= Requirement =
In the material below, find each line holding the string "that" and copy it.

━━━━━ Data supplied

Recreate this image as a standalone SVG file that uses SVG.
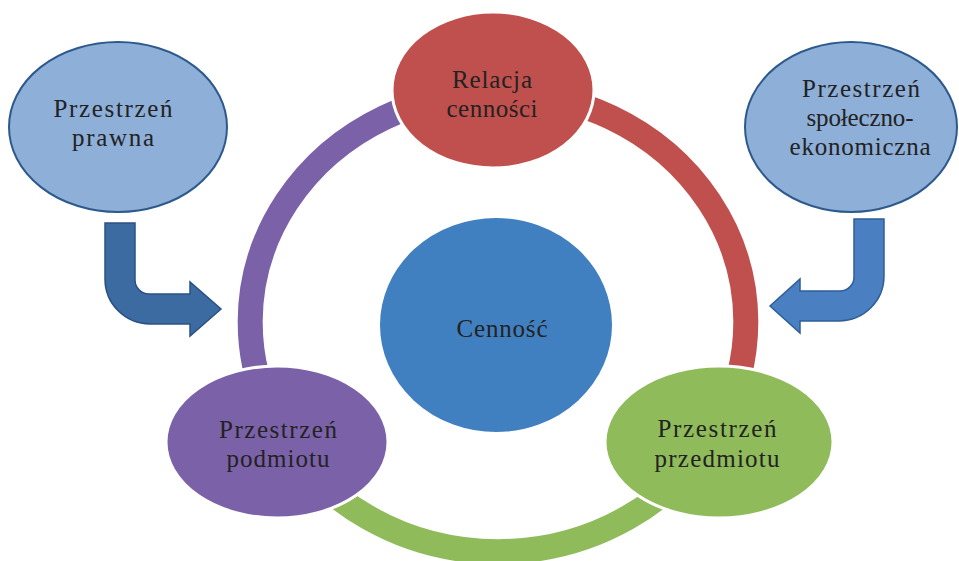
<svg xmlns="http://www.w3.org/2000/svg" width="959" height="561" viewBox="0 0 959 561">
<style>
.t{font-family:"Liberation Serif","Times New Roman",serif;font-size:25px;fill:#222;text-anchor:middle}
.ring{fill:none;stroke-width:25}
.outer{fill:#8eafd8;stroke:#2d5a8c;stroke-width:2}
.cyc{stroke:#fff;stroke-width:3}
</style>
<rect width="959" height="561" fill="#fff"/>
<g id="connectors">
<path class="ring" stroke="#7b61a8" d="M 498 92 A 248 230 0 0 0 277 426"/>
<path class="ring" stroke="#c0504d" d="M 498 92 A 248 230 0 0 1 719 426"/>
<path class="ring" stroke="#8fbb5b" d="M 277 426 A 248 230 0 0 0 719 426"/>
<path id="arrow-left" fill="#3c6ba1" stroke="#2b5184" stroke-width="1.5" d="M 105 223 L 135 223 L 135 280 A 14 14 0 0 0 149 294 L 190 294 L 190 282 L 221 309 L 190 336 L 190 324 L 150 324 A 45 45 0 0 1 105 279 Z"/>
<path id="arrow-right" fill="#4a7fc1" stroke="#2f5f96" stroke-width="1.5" d="M 854 219 L 884 219 L 884 276 A 45 45 0 0 1 839 321 L 800 321 L 800 333 L 770 306 L 800 279 L 800 291 L 840 291 A 14 14 0 0 0 854 277 Z"/>
</g>
<g id="node-prawna">
<ellipse class="outer" cx="118" cy="127" rx="109" ry="85"/>
<text class="t" x="113" y="117" textLength="119" lengthAdjust="spacing">Przestrzeń</text>
<text class="t" x="113" y="146" textLength="82" lengthAdjust="spacing">prawna</text>
</g>
<g id="node-spoleczno">
<ellipse class="outer" cx="851" cy="127" rx="106" ry="85"/>
<text class="t" x="861" y="97" textLength="118" lengthAdjust="spacing">Przestrzeń</text>
<text class="t" x="860" y="126" textLength="107" lengthAdjust="spacing">społeczno-</text>
<text class="t" x="860" y="155" textLength="141" lengthAdjust="spacing">ekonomiczna</text>
</g>
<g id="node-relacja">
<ellipse class="cyc" fill="#c0504d" cx="493" cy="90" rx="101" ry="78"/>
<text class="t" x="492" y="88" textLength="80" lengthAdjust="spacing">Relacja</text>
<text class="t" x="492" y="117" textLength="91" lengthAdjust="spacing">cenności</text>
</g>
<g id="node-cennosc">
<ellipse fill="#4180c0" stroke="#fff" stroke-width="2" cx="496" cy="325" rx="117" ry="108"/>
<text class="t" x="502" y="337" textLength="91" lengthAdjust="spacing">Cenność</text>
</g>
<g id="node-podmiotu">
<ellipse class="cyc" fill="#7b61a8" cx="277" cy="442" rx="111" ry="76"/>
<text class="t" x="278" y="438" textLength="118" lengthAdjust="spacing">Przestrzeń</text>
<text class="t" x="278" y="467" textLength="103" lengthAdjust="spacing">podmiotu</text>
</g>
<g id="node-przedmiotu">
<ellipse class="cyc" fill="#8fbb5b" cx="719" cy="442" rx="114" ry="76"/>
<text class="t" x="717" y="437" textLength="119" lengthAdjust="spacing">Przestrzeń</text>
<text class="t" x="717" y="467" textLength="125" lengthAdjust="spacing">przedmiotu</text>
</g>
</svg>
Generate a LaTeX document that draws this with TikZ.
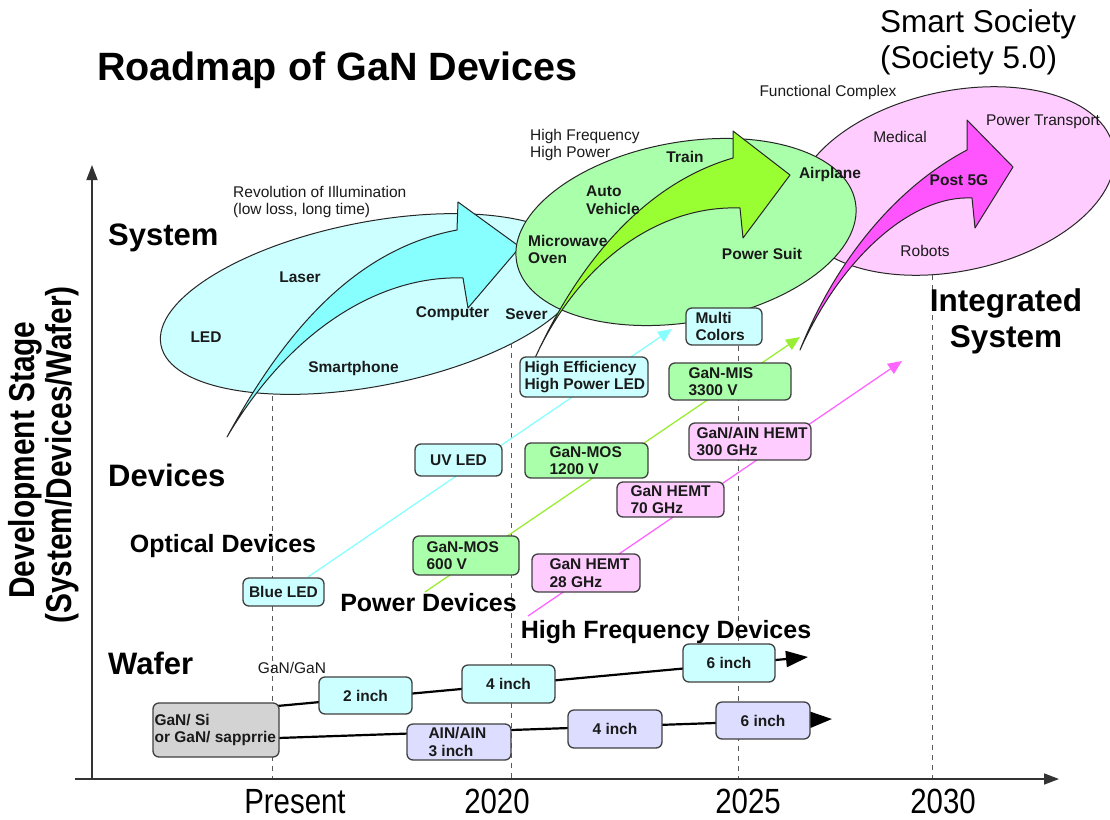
\documentclass[tikz,border=0pt]{standalone}
\usepackage{fontspec}
\setmainfont{Liberation Sans}
\usetikzlibrary{shapes.geometric,arrows.meta,calc}
\definecolor{cyanE}{HTML}{CCFFFF}
\definecolor{cyanA}{HTML}{88FFFF}
\definecolor{greenE}{HTML}{AAFFAA}
\definecolor{greenA}{HTML}{99FF33}
\definecolor{pinkE}{HTML}{FFCCFF}
\definecolor{pinkA}{HTML}{FF55FF}
\definecolor{cyanL}{HTML}{88FFFF}
\definecolor{greenL}{HTML}{99EE33}
\definecolor{pinkL}{HTML}{FF66FF}
\definecolor{lav}{HTML}{DDDDFF}
\definecolor{grayB}{HTML}{D3D3D3}
\definecolor{ink}{HTML}{1A1A1A}
\begin{document}
\begin{tikzpicture}[x=1pt,y=-1pt,
  ell/.style={ellipse, draw=black!85, line width=1pt, inner sep=0},
  bigarrow/.style={draw=black!85, line width=1pt, line join=round},
  dbox/.style={draw=black!75, line width=1.3pt, rounded corners=6pt, inner sep=0, font=\bfseries\fontsize{15.5}{17.5}\selectfont, text=ink},
  btxt/.style={anchor=west, align=left, inner sep=0, font=\bfseries\fontsize{15.5}{17.5}\selectfont, text=ink},
  elab/.style={inner sep=0, align=left, font=\bfseries\fontsize{15.5}{17.5}\selectfont, text=ink},
  rlab/.style={inner sep=0, align=left, font=\fontsize{15.5}{17}\selectfont, text=ink},
  big/.style={inner sep=0, align=center, font=\bfseries\fontsize{31}{36}\selectfont, text=black},
  mid/.style={inner sep=0, font=\bfseries\fontsize{25}{30}\selectfont, text=black},
  yr/.style={inner sep=0, anchor=base, font=\fontsize{35}{38}\selectfont, text=black},
  dashv/.style={draw=black!65, dash pattern=on 5pt off 5pt, line width=1pt},
  dev/.style={line width=1.3pt, -{Triangle[length=14pt,width=12pt]}},
  wafer/.style={line width=2.2pt, draw=black, -{Triangle[length=22pt,width=16pt]}},
  axis/.style={line width=1.6pt, draw=black!80, -{Triangle[length=15pt,width=11pt]}}
]
\fill[white] (0,0) rectangle (1110,819);
\useasboundingbox (0,0) rectangle (1110,819);

% ---- ellipses and big arrows
\node[ell, fill=pinkE, minimum width=324pt, minimum height=180pt, rotate=12] (ellP) at (955,181) {};
\node[ell, fill=cyanE, minimum width=430pt, minimum height=164pt, rotate=11] (ellC) at (372,304) {};
\draw[bigarrow, fill=cyanA] (227,437) .. controls (280,340) and (350,250) .. (457,230)
  -- (458,202) -- (520,247) -- (468,308) -- (463,278)
  .. controls (380,275) and (290,330) .. (227,437) -- cycle;
\node[ell, fill=greenE, minimum width=344pt, minimum height=180pt, rotate=10] (ellG) at (686,232) {};
\draw[bigarrow, fill=greenA] (535,358) .. controls (575,270) and (640,185) .. (733,158)
  -- (733,131) -- (790,175) -- (743,238) -- (740,208)
  .. controls (660,205) and (580,260) .. (535,358) -- cycle;
\draw[bigarrow, fill=pinkA] (800,350) .. controls (835,262) and (895,188) .. (967,150)
  -- (967,120) -- (1013,167) -- (975,228) -- (972,198)
  .. controls (910,195) and (840,260) .. (800,350) -- cycle;

% ---- dashed year lines
\draw[dashv] (272,396) -- (272,779);
\draw[dashv] (511,343) -- (511,779);
\draw[dashv] (738,346) -- (738,779);
\draw[dashv] (932,275) -- (932,779);

% ---- axes
\coordinate (origin) at (92,779);
\coordinate (ytip) at (92,165);
\coordinate (xstart) at (75,779);
\coordinate (xtip) at (1059,779);
\draw[axis] (origin) -- (ytip);
\draw[axis] (xstart) -- (xtip);

% ---- device trend lines
\coordinate (cyS) at (308,577); \coordinate (cyE) at (672,329);
\coordinate (grS) at (425,592); \coordinate (grE) at (800,337);
\coordinate (pkS) at (528,616); \coordinate (pkE) at (902,361);
\draw[dev, draw=cyanL, -{Triangle[length=14pt,width=12pt,fill=cyanL]}] (cyS) -- (cyE);
\draw[dev, draw=greenL, -{Triangle[length=14pt,width=12pt,fill=greenL]}] (grS) -- (grE);
\draw[dev, draw=pinkL, -{Triangle[length=14pt,width=12pt,fill=pinkL]}] (pkS) -- (pkE);

% ---- wafer lines
\coordinate (uS) at (277,706); \coordinate (uE) at (808,657);
\coordinate (lS) at (278,738); \coordinate (lE) at (832,719);
\draw[wafer] (uS) -- (uE);
\draw[wafer] (lS) -- (lE);

% ---- device boxes
\node[dbox, fill=cyanE, minimum width=81pt, minimum height=28pt] (blueled) at (283.5,592) {Blue LED};
\node[dbox, fill=cyanE, minimum width=87pt, minimum height=32pt] (uvled) at (458.5,460) {UV LED};
\node[dbox, fill=cyanE, minimum width=128pt, minimum height=40pt] (hieff) at (584,377) {};
\node[btxt] (hieffT) at ($(hieff.west)+(5,0)$) {High Efficiency\\High Power LED};
\node[dbox, fill=cyanE, minimum width=76pt, minimum height=37pt] (multi) at (724,326.5) {};
\node[btxt] (multiT) at ($(multi.west)+(10,0)$) {Multi\\Colors};

\node[dbox, fill=greenE, minimum width=106pt, minimum height=39pt] (mos600) at (466,555.5) {};
\node[btxt] (mos600T) at ($(mos600.west)+(14,0)$) {GaN-MOS\\600 V};
\node[dbox, fill=greenE, minimum width=123pt, minimum height=35pt] (mos1200) at (586.5,460.5) {};
\node[btxt] (mos1200T) at ($(mos1200.west)+(25,0)$) {GaN-MOS\\1200 V};
\node[dbox, fill=greenE, minimum width=122pt, minimum height=37pt] (mis) at (730,381.5) {};
\node[btxt] (misT) at ($(mis.west)+(20,0)$) {GaN-MIS\\3300 V};

\node[dbox, fill=pinkE, minimum width=108pt, minimum height=38pt] (h28) at (586,573) {};
\node[btxt] (h28T) at ($(h28.west)+(18,0)$) {GaN HEMT\\28 GHz};
\node[dbox, fill=pinkE, minimum width=107pt, minimum height=35pt] (h70) at (670.5,499.5) {};
\node[btxt] (h70T) at ($(h70.west)+(14,0)$) {GaN HEMT\\70 GHz};
\node[dbox, fill=pinkE, minimum width=122pt, minimum height=37pt] (h300) at (750,441.5) {};
\node[btxt] (h300T) at ($(h300.west)+(8,0)$) {GaN/AIN HEMT\\300 GHz};

% ---- wafer boxes
\node[dbox, fill=grayB, minimum width=126pt, minimum height=54pt] (sub) at (216,730) {};
\node[btxt] (subT) at ($(sub.west)+(2,0)$) {GaN/ Si\\or GaN/ sapprrie};
\node[dbox, fill=cyanE, minimum width=93pt, minimum height=37pt] (w2) at (365.5,695.5) {2 inch};
\node[dbox, fill=cyanE, minimum width=93pt, minimum height=38pt] (w4u) at (508.5,684) {4 inch};
\node[dbox, fill=cyanE, minimum width=92pt, minimum height=38pt] (w6u) at (729,663) {6 inch};
\node[dbox, fill=lav, minimum width=104pt, minimum height=36pt] (ain) at (459,742) {};
\node[btxt] (ainT) at ($(ain.west)+(22,0)$) {AIN/AIN\\3 inch};
\node[dbox, fill=lav, minimum width=94pt, minimum height=38pt] (w4l) at (615,729) {4 inch};
\node[dbox, fill=lav, minimum width=94pt, minimum height=37pt] (w6l) at (763,720.5) {6 inch};
\node[rlab] (gangan) at (292,668) {GaN/GaN};

% ---- ellipse labels
\node[elab] (led) at (206,337) {LED};
\node[elab] (laser) at (300,277) {Laser};
\node[elab] (computer) at (452.5,314) {Computer};
\node[elab] (sever) at (526.5,314) {Sever};
\node[elab] (smart) at (353.5,368) {Smartphone};
\node[elab, anchor=west] (micro) at (528,249.5) {Microwave\\Oven};
\node[elab, anchor=west] (auto) at (586,200) {Auto\\Vehicle};
\node[elab] (train) at (685,157) {Train};
\node[elab] (airplane) at (830,174) {Airplane};
\node[elab] (psuit) at (762,254) {Power Suit};
\node[rlab] (medical) at (900,137) {Medical};
\node[rlab] (ptrans) at (1043,122) {Power Transport};
\node[elab] (post5g) at (959,180) {Post 5G};
\node[rlab] (robots) at (925,251) {Robots};

% ---- captions
\node[rlab, anchor=west] (revill) at (233,201.5) {Revolution of Illumination\\(low loss, long time)};
\node[rlab, anchor=west, font=\fontsize{15.5}{16.5}\selectfont] (hfhp) at (530,145) {High Frequency\\High Power};
\node[rlab] (func) at (828,92) {Functional Complex};
\node[inner sep=0, anchor=west, align=left, font=\fontsize{31.5}{36}\selectfont] (society) at (880,42) {Smart Society\\(Society 5.0)};
\node[inner sep=0, font=\bfseries\fontsize{39.5}{44}\selectfont] (title) at (337.5,70) {Roadmap of GaN Devices};

\node[big, anchor=west] (sysL) at (108,238) {System};
\node[big, anchor=west] (devL) at (108,475) {Devices};
\node[big, anchor=west] (wafL) at (108,663) {Wafer};
\node[big, font=\bfseries\fontsize{31.5}{36}\selectfont] (integ) at (1006,321) {Integrated\\System};
\node[mid] (optL) at (223,546) {Optical Devices};
\node[mid] (powL) at (428.5,603) {Power Devices};
\node[mid] (hfL) at (666,632) {High Frequency Devices};

% ---- axis labels
\node[yr] (present) at (295,813) {\scalebox{0.84}[1]{Present}};
\node[yr] (y2020) at (497,813) {\scalebox{0.84}[1]{2020}};
\node[yr] (y2025) at (748,813) {\scalebox{0.84}[1]{2025}};
\node[yr] (y2030) at (943,813) {\scalebox{0.84}[1]{2030}};
\node[inner sep=0, rotate=90, font=\bfseries\fontsize{36}{40}\selectfont] (ylab1) at (25,460) {\scalebox{0.83}[1]{Development Stage}};
\node[inner sep=0, rotate=90, font=\bfseries\fontsize{36}{40}\selectfont] (ylab2) at (62,455) {\scalebox{0.83}[1]{(System/Devices/Wafer)}};
\end{tikzpicture}
\end{document}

━━━━━━━━━━

= Solved problem =
Recreate this image as a standalone SVG file that uses SVG.
Generate a LaTeX document that draws this with TikZ.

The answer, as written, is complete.